We can also center the son_height variable, refit the model again, and print the updated parameter values:

pl$son_height.c <- pl$son_height - mean(pl$son_height)
pl_regression_fatherson.c <- lm(son_height.c ~ father_height.c, data = pl)
pl_regression_fatherson.c$coefficients
    (Intercept) father_height.c 
  -1.832789e-14    5.192646e-01 

By centering both the response variable and the predictor variable, the intercept should be zero. Recall that this is because the best-fitting regression line will always pass through the [mean of \(x\), mean of \(y\)] coordinate. So by centering both variables (making the mean of both variables 0), both the \(y\)-intercept and the \(x\)-intercept are at 0.

But if that is true, why does the output above not say 0?

This is a good opportunity to point out that when R runs into a lot of digits, it will often print things out in scientific notation. So here, the intercept value is a number times 10 to the negative 14, which is a very very very small number. To illustrate, you could re-write -1.83e-14 as: -0.0000000000000183

Computers actually have a hard time computing things to be exactly zero in many cases, due to the limits of floating point numeric precision, so if you ever see a number this small in R, it’s basically equivalent to zero.

Somewhat annoyingly, when you ask R to print something, the default is to print things out in a consistent way, so we also get scientific notation for the slope parameter when we print it along with this practically-zero intercept. Converting into regular notation, the value of the slope is 0.519, which is the same as in the other models we’ve fitted so far. Just keep an eye out for scientific notation when you’re reading results!

Finally, let’s look at the code for the example from the reading where we created yet another version of the son_height variable by subtracting the mean father’s height. This gets us a variable that we can interpret as “relative height compared to an average father.”

I gave this variable a suffix of .adj to stand for “adjusted”, because I couldn’t think of anything I liked better. Again, you should come up with a naming convention that makes sense to you. We can then once again fit a new model with these variables and print the parameter values.

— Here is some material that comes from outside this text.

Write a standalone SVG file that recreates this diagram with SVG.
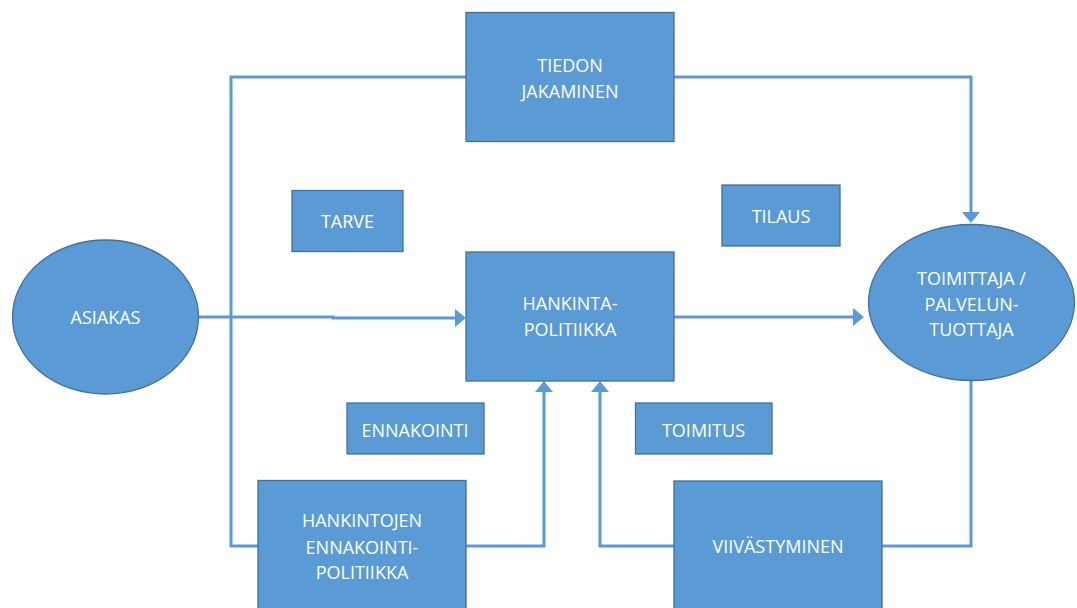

pl$son_height.adj <- pl$son_height - mean(pl$father_height)
pl_regression_fatherson.adj <- lm(son_height.adj ~ father_height.c, data = pl)
pl_regression_fatherson.adj$coefficients
    (Intercept) father_height.c 
      0.9638219       0.5192646 

As discussed in the reading, this changes the interpretation of the intercept as “how much taller (on average) are the sons in this data, as compared to the average father height in this data.” And again, notice that the slope has not changed.

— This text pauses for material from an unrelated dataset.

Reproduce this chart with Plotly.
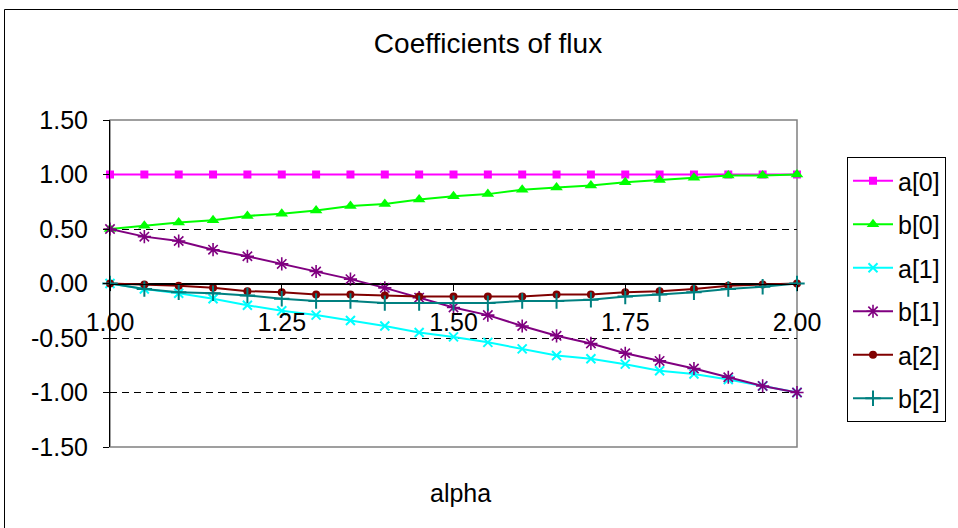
import plotly.graph_objects as go

alpha = [1.00, 1.05, 1.10, 1.15, 1.20, 1.25, 1.30, 1.35, 1.40, 1.45, 1.50,
         1.55, 1.60, 1.65, 1.70, 1.75, 1.80, 1.85, 1.90, 1.95, 2.00]

a0 = [1.0] * 21
b0 = [0.50, 0.53, 0.56, 0.58, 0.62, 0.64, 0.67, 0.71, 0.73, 0.77, 0.80,
      0.82, 0.86, 0.88, 0.90, 0.93, 0.95, 0.97, 0.99, 0.99, 1.00]
a1 = [0.00, -0.05, -0.09, -0.14, -0.20, -0.25, -0.29, -0.34, -0.39, -0.45, -0.49,
      -0.54, -0.60, -0.66, -0.69, -0.74, -0.80, -0.83, -0.88, -0.94, -1.00]
b1 = [0.50, 0.43, 0.39, 0.31, 0.25, 0.18, 0.11, 0.04, -0.04, -0.13, -0.22,
      -0.29, -0.39, -0.48, -0.55, -0.64, -0.71, -0.78, -0.86, -0.94, -1.00]
a2 = [0.00, -0.01, -0.02, -0.04, -0.07, -0.08, -0.10, -0.10, -0.11, -0.12, -0.12,
      -0.12, -0.12, -0.10, -0.10, -0.08, -0.07, -0.05, -0.02, -0.01, 0.00]
b2 = [0.00, -0.05, -0.08, -0.09, -0.11, -0.14, -0.16, -0.16, -0.18, -0.18, -0.18,
      -0.18, -0.16, -0.16, -0.15, -0.12, -0.10, -0.08, -0.05, -0.03, 0.00]

y_ticks = [-1.5, -1.0, -0.5, 0.0, 0.5, 1.0, 1.5]
y_tick_labels = ["-1.50", "-1.00", "-0.50", "0.00", "0.50", "1.00", "1.50"]
x_ticks = [1.00, 1.25, 1.50, 1.75, 2.00]
x_tick_labels = ["1.00", "1.25", "1.50", "1.75", "2.00"]

series = [
    ("a[0]", a0, "#FF00FF", "square", 8, 0),
    ("b[0]", b0, "#00FF00", "triangle-up", 11, 0),
    ("a[1]", a1, "#00FFFF", "x-thin-open", 9, 2),
    ("b[1]", b1, "#800080", "asterisk-open", 11, 1.6),
    ("a[2]", a2, "#800000", "circle", 8, 0),
    ("b[2]", b2, "#008080", "cross-thin-open", 11, 2),
]

FONT = "Liberation Sans, Arial, sans-serif"
W, H = 958, 528
L, R, T, B = 110, 797, 120, 447
pw, ph = R - L, B - T

def px(x):
    return (x - L) / pw

def py(y):
    return (B - y) / ph

fig = go.Figure()
for i, (name, vals, col, sym, sz, lw) in enumerate(series):
    fig.add_trace(go.Scatter(
        x=alpha, y=vals, name=name, mode="lines+markers",
        line=dict(color=col, width=2),
        marker=dict(symbol=sym, size=sz, color=col,
                    line=dict(color=col, width=lw)),
        cliponaxis=False, legendgroup=f"g{i}",
    ))

fig.update_layout(
    width=W, height=H,
    margin=dict(l=L, r=W - R, t=T, b=H - B),
    paper_bgcolor="white", plot_bgcolor="white",
    font=dict(family=FONT, size=25, color="black"),
    showlegend=True,
    title=dict(text="Coefficients of flux", x=488 / W, y=1 - 43 / H,
               xanchor="center", yanchor="middle", xref="container", yref="container",
               font=dict(family=FONT, size=28, color="black")),
    legend=dict(x=px(847), y=py(157), xanchor="left", yanchor="top",
                bordercolor="black", borderwidth=1, bgcolor="white",
                font=dict(family=FONT, size=25, color="black"),
                tracegroupgap=8, itemwidth=40),
    xaxis=dict(range=[1.0, 2.0], tickvals=x_ticks, ticktext=x_tick_labels,
               anchor="free", position=0.5, showline=True, linecolor="black",
               linewidth=1, ticks="outside", ticklen=6, tickcolor="black",
               showgrid=False, zeroline=False, ticklabelstandoff=10,
               tickfont=dict(family=FONT, size=25, color="black")),
    yaxis=dict(range=[-1.5, 1.5], tickvals=y_ticks, ticktext=y_tick_labels,
               showline=True, linecolor="black", linewidth=1,
               ticks="outside", ticklen=6, tickcolor="black",
               showgrid=True, gridcolor="black", griddash="7px,5px", gridwidth=1,
               zeroline=True, zerolinecolor="black", zerolinewidth=1,
               ticklabelstandoff=10,
               tickfont=dict(family=FONT, size=25, color="black")),
    annotations=[dict(text="alpha", x=px(460), y=py(493), xref="paper", yref="paper",
                      xanchor="center", yanchor="middle", showarrow=False,
                      font=dict(family=FONT, size=25, color="black"))],
    shapes=[
        dict(type="rect", xref="paper", yref="paper", x0=0, x1=1, y0=0, y1=1,
             line=dict(color="#808080", width=1.5), layer="between"),
        dict(type="rect", xref="paper", yref="paper", x0=px(4.5), x1=px(970),
             y0=py(540), y1=py(9.5), line=dict(color="black", width=1), layer="below"),
    ],
)

fig.write_html("out.html")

Transformations and parameters

As a bit of a side-note, the reason that the slope did not change in any of the above models is that the only transformation we were performing was simple subtraction. Other transformations would affect the slope (as well as the intercept), like multiplication/division or exponential/logarithmic transformation.

The easiest way to wrap your head around this in an intuitive way is to remember that the slope parameter means “for every unit change in the \(x\) variable, there is a change of \(\beta\) units in the \(y\) variable.” If you are doing something like division or log-transforming, you are affecting what the units are of one or both variables, so the interpretation of what a “unit change” refers to is also affected.

We’ll see examples of this going forward; I just wanted to point it out now in case you were getting a false impression that the slope of a model is unaffected by changes to the variables. To be precise, the slope is unaffected when we are just doing simple addition or subtraction. Other transformations will affect both the slope and intercept.

Categorical predictors

Now let’s look briefly at how to handle categorical predictors. Luckily, R does some of the work for us. We will be using the same sleep-study data discussed in the reading. This data set is pre-loaded in R as sleep, so it’s very convenient to work with.

head(sleep)
  extra group ID
1   0.7     1  1
2  -1.6     1  2
3  -0.2     1  3
4  -1.2     1  4
5  -0.1     1  5
6   3.4     1  6
class(sleep$group)
[1] "factor"
summary(sleep)
     extra        group        ID   
 Min.   :-1.600   1:10   1      :2  
 1st Qu.:-0.025   2:10   2      :2  
 Median : 0.950          3      :2  
 Mean   : 1.540          4      :2  
 3rd Qu.: 3.400          5      :2  
 Max.   : 5.500          6      :2  
                         (Other):8  

When we look at the data, there is a group variable that’s our categorical “treatment” variable. But while it looks like it’s the number 1 and the number 2, it’s actually encoded in R as a factor data type. You can also see this if you use the summary function on the data frame, because instead of telling us the mean, median, min/max and quartiles of the variable (which it would do if R was treating it as a number), it tells us the tabulation of how many times each value shows up. This is the hint that this variable is a categorical factor.

Dummy coding for free

When a variable is a factor (or a string), then when you use lm() to fit a model, R will do the dummy-coding for you, invisibly converting the factor to a variable of 0s and 1s when fitting the model.

So let’s fit a model to this data, with the categorical group predicting the extra column, which is the amount of extra hours of sleep each person got for the given treatments.

sleep_regression <- lm(extra ~ 1 + group, data = sleep)
sleep_regression$coefficients
(Intercept)      group2 
       0.75        1.58 

Now notice that for the slope parameter, the name is “group2”, not just “group.” This is R telling us that the category “2” is the value that is assigned to the number 1 behind the scenes, and the other group category “1” is assigned to the number 0. So as described in the Unit 3 reading, this means that the intercept value of 0.75 represents the average value of extra sleep for the “group 1” category, and “group 2” is estimated to get 1.58 more hours of sleep than group 1.

More to come

This is just the very beginning of fitting models with lm() and extracting parameter values. Tutorials in later units will dig deeper into lm objects and how to interpret the results of regression.